START

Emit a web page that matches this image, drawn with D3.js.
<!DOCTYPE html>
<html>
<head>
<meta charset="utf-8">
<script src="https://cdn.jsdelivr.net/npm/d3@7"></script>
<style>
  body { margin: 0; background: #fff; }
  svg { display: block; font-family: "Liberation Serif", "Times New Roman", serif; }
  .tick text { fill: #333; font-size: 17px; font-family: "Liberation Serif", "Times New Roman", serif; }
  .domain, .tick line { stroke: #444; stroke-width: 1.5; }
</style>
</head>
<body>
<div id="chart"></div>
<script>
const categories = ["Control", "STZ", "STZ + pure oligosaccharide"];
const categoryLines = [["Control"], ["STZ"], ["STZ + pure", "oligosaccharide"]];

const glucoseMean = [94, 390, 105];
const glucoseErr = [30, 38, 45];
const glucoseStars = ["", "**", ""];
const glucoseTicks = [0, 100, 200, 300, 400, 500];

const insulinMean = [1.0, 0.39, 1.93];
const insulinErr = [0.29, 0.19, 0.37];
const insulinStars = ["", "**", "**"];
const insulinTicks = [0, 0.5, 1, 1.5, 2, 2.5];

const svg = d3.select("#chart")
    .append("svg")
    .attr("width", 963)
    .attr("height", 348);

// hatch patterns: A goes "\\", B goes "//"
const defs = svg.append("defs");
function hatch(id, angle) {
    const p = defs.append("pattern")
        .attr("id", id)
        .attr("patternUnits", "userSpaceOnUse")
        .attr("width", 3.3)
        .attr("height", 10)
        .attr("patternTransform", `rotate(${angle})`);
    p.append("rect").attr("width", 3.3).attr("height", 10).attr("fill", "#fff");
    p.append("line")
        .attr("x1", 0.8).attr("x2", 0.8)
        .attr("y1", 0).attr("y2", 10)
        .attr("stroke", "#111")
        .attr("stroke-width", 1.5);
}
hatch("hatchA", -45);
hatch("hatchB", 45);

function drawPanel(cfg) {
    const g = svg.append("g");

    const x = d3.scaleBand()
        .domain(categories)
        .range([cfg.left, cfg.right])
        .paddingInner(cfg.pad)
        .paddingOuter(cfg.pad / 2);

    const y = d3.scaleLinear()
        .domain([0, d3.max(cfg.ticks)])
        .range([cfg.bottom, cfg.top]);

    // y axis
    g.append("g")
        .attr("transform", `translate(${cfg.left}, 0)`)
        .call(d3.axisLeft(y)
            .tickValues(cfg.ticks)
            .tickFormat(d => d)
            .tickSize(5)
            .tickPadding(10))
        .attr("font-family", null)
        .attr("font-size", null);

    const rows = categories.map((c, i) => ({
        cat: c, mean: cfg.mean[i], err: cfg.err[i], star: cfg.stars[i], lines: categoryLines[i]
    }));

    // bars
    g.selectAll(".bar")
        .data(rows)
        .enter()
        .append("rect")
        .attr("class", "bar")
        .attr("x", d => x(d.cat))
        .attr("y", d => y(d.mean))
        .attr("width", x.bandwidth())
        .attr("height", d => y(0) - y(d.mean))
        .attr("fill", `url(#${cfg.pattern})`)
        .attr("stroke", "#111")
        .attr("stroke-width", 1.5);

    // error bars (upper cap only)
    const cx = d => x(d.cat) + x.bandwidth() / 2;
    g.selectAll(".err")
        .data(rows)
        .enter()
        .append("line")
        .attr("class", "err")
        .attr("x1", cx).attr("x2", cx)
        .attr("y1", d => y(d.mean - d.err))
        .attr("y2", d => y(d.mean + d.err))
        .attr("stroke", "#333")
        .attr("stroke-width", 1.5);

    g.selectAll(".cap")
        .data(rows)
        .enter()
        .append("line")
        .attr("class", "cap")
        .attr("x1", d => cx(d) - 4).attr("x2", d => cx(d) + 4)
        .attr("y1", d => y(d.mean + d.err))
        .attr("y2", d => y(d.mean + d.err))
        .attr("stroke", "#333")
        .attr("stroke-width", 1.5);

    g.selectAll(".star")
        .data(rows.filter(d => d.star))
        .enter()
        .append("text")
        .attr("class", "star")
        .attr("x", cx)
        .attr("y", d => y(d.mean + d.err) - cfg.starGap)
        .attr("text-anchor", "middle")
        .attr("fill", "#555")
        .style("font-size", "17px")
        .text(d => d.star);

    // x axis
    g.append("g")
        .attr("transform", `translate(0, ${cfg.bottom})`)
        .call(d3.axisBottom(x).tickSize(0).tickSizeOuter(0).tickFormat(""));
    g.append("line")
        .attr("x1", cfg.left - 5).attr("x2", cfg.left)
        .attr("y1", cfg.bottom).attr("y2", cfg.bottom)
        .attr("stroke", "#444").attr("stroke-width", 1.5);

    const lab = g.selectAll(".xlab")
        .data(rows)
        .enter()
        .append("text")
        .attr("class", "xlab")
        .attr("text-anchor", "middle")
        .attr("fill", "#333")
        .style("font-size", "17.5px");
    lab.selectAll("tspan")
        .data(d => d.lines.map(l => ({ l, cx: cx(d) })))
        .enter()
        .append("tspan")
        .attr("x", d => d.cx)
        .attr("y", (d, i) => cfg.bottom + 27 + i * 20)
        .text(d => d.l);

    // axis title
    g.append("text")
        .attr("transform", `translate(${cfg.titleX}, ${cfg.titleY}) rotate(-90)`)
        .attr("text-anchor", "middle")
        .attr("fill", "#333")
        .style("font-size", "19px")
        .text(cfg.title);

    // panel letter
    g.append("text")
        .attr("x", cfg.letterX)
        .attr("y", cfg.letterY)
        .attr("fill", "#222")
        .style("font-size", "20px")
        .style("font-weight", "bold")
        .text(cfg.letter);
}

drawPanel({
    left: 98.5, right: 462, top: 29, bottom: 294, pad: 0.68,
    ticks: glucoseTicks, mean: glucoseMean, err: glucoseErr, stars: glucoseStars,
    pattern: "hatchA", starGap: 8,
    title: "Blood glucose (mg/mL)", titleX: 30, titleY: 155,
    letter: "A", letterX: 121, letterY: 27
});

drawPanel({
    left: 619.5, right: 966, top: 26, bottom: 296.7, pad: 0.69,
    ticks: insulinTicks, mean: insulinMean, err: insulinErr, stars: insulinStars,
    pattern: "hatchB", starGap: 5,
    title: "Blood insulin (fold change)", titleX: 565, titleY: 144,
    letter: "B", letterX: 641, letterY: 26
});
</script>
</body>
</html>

END

• **Written problem**
Transcribe the material above word for word.

• **Final result**
Emit a web page that matches this image, drawn with D3.js.
<!DOCTYPE html>
<html>
<head>
<meta charset="utf-8">
<script src="https://cdn.jsdelivr.net/npm/d3@7"></script>
<style>
  body { margin: 0; background: #fff; }
  svg { display: block; font-family: "Liberation Serif", "Times New Roman", serif; }
  .tick text { fill: #333; font-size: 17px; font-family: "Liberation Serif", "Times New Roman", serif; }
  .domain, .tick line { stroke: #444; stroke-width: 1.5; }
</style>
</head>
<body>
<div id="chart"></div>
<script>
const categories = ["Control", "STZ", "STZ + pure oligosaccharide"];
const categoryLines = [["Control"], ["STZ"], ["STZ + pure", "oligosaccharide"]];

const glucoseMean = [94, 390, 105];
const glucoseErr = [30, 38, 45];
const glucoseStars = ["", "**", ""];
const glucoseTicks = [0, 100, 200, 300, 400, 500];

const insulinMean = [1.0, 0.39, 1.93];
const insulinErr = [0.29, 0.19, 0.37];
const insulinStars = ["", "**", "**"];
const insulinTicks = [0, 0.5, 1, 1.5, 2, 2.5];

const svg = d3.select("#chart")
    .append("svg")
    .attr("width", 963)
    .attr("height", 348);

// hatch patterns: A goes "\\", B goes "//"
const defs = svg.append("defs");
function hatch(id, angle) {
    const p = defs.append("pattern")
        .attr("id", id)
        .attr("patternUnits", "userSpaceOnUse")
        .attr("width", 3.3)
        .attr("height", 10)
        .attr("patternTransform", `rotate(${angle})`);
    p.append("rect").attr("width", 3.3).attr("height", 10).attr("fill", "#fff");
    p.append("line")
        .attr("x1", 0.8).attr("x2", 0.8)
        .attr("y1", 0).attr("y2", 10)
        .attr("stroke", "#111")
        .attr("stroke-width", 1.5);
}
hatch("hatchA", -45);
hatch("hatchB", 45);

function drawPanel(cfg) {
    const g = svg.append("g");

    const x = d3.scaleBand()
        .domain(categories)
        .range([cfg.left, cfg.right])
        .paddingInner(cfg.pad)
        .paddingOuter(cfg.pad / 2);

    const y = d3.scaleLinear()
        .domain([0, d3.max(cfg.ticks)])
        .range([cfg.bottom, cfg.top]);

    // y axis
    g.append("g")
        .attr("transform", `translate(${cfg.left}, 0)`)
        .call(d3.axisLeft(y)
            .tickValues(cfg.ticks)
            .tickFormat(d => d)
            .tickSize(5)
            .tickPadding(10))
        .attr("font-family", null)
        .attr("font-size", null);

    const rows = categories.map((c, i) => ({
        cat: c, mean: cfg.mean[i], err: cfg.err[i], star: cfg.stars[i], lines: categoryLines[i]
    }));

    // bars
    g.selectAll(".bar")
        .data(rows)
        .enter()
        .append("rect")
        .attr("class", "bar")
        .attr("x", d => x(d.cat))
        .attr("y", d => y(d.mean))
        .attr("width", x.bandwidth())
        .attr("height", d => y(0) - y(d.mean))
        .attr("fill", `url(#${cfg.pattern})`)
        .attr("stroke", "#111")
        .attr("stroke-width", 1.5);

    // error bars (upper cap only)
    const cx = d => x(d.cat) + x.bandwidth() / 2;
    g.selectAll(".err")
        .data(rows)
        .enter()
        .append("line")
        .attr("class", "err")
        .attr("x1", cx).attr("x2", cx)
        .attr("y1", d => y(d.mean - d.err))
        .attr("y2", d => y(d.mean + d.err))
        .attr("stroke", "#333")
        .attr("stroke-width", 1.5);

    g.selectAll(".cap")
        .data(rows)
        .enter()
        .append("line")
        .attr("class", "cap")
        .attr("x1", d => cx(d) - 4).attr("x2", d => cx(d) + 4)
        .attr("y1", d => y(d.mean + d.err))
        .attr("y2", d => y(d.mean + d.err))
        .attr("stroke", "#333")
        .attr("stroke-width", 1.5);

    g.selectAll(".star")
        .data(rows.filter(d => d.star))
        .enter()
        .append("text")
        .attr("class", "star")
        .attr("x", cx)
        .attr("y", d => y(d.mean + d.err) - cfg.starGap)
        .attr("text-anchor", "middle")
        .attr("fill", "#555")
        .style("font-size", "17px")
        .text(d => d.star);

    // x axis
    g.append("g")
        .attr("transform", `translate(0, ${cfg.bottom})`)
        .call(d3.axisBottom(x).tickSize(0).tickSizeOuter(0).tickFormat(""));
    g.append("line")
        .attr("x1", cfg.left - 5).attr("x2", cfg.left)
        .attr("y1", cfg.bottom).attr("y2", cfg.bottom)
        .attr("stroke", "#444").attr("stroke-width", 1.5);

    const lab = g.selectAll(".xlab")
        .data(rows)
        .enter()
        .append("text")
        .attr("class", "xlab")
        .attr("text-anchor", "middle")
        .attr("fill", "#333")
        .style("font-size", "17.5px");
    lab.selectAll("tspan")
        .data(d => d.lines.map(l => ({ l, cx: cx(d) })))
        .enter()
        .append("tspan")
        .attr("x", d => d.cx)
        .attr("y", (d, i) => cfg.bottom + 27 + i * 20)
        .text(d => d.l);

    // axis title
    g.append("text")
        .attr("transform", `translate(${cfg.titleX}, ${cfg.titleY}) rotate(-90)`)
        .attr("text-anchor", "middle")
        .attr("fill", "#333")
        .style("font-size", "19px")
        .text(cfg.title);

    // panel letter
    g.append("text")
        .attr("x", cfg.letterX)
        .attr("y", cfg.letterY)
        .attr("fill", "#222")
        .style("font-size", "20px")
        .style("font-weight", "bold")
        .text(cfg.letter);
}

drawPanel({
    left: 98.5, right: 462, top: 29, bottom: 294, pad: 0.68,
    ticks: glucoseTicks, mean: glucoseMean, err: glucoseErr, stars: glucoseStars,
    pattern: "hatchA", starGap: 8,
    title: "Blood glucose (mg/mL)", titleX: 30, titleY: 155,
    letter: "A", letterX: 121, letterY: 27
});

drawPanel({
    left: 619.5, right: 966, top: 26, bottom: 296.7, pad: 0.69,
    ticks: insulinTicks, mean: insulinMean, err: insulinErr, stars: insulinStars,
    pattern: "hatchB", starGap: 5,
    title: "Blood insulin (fold change)", titleX: 565, titleY: 144,
    letter: "B", letterX: 641, letterY: 26
});
</script>
</body>
</html>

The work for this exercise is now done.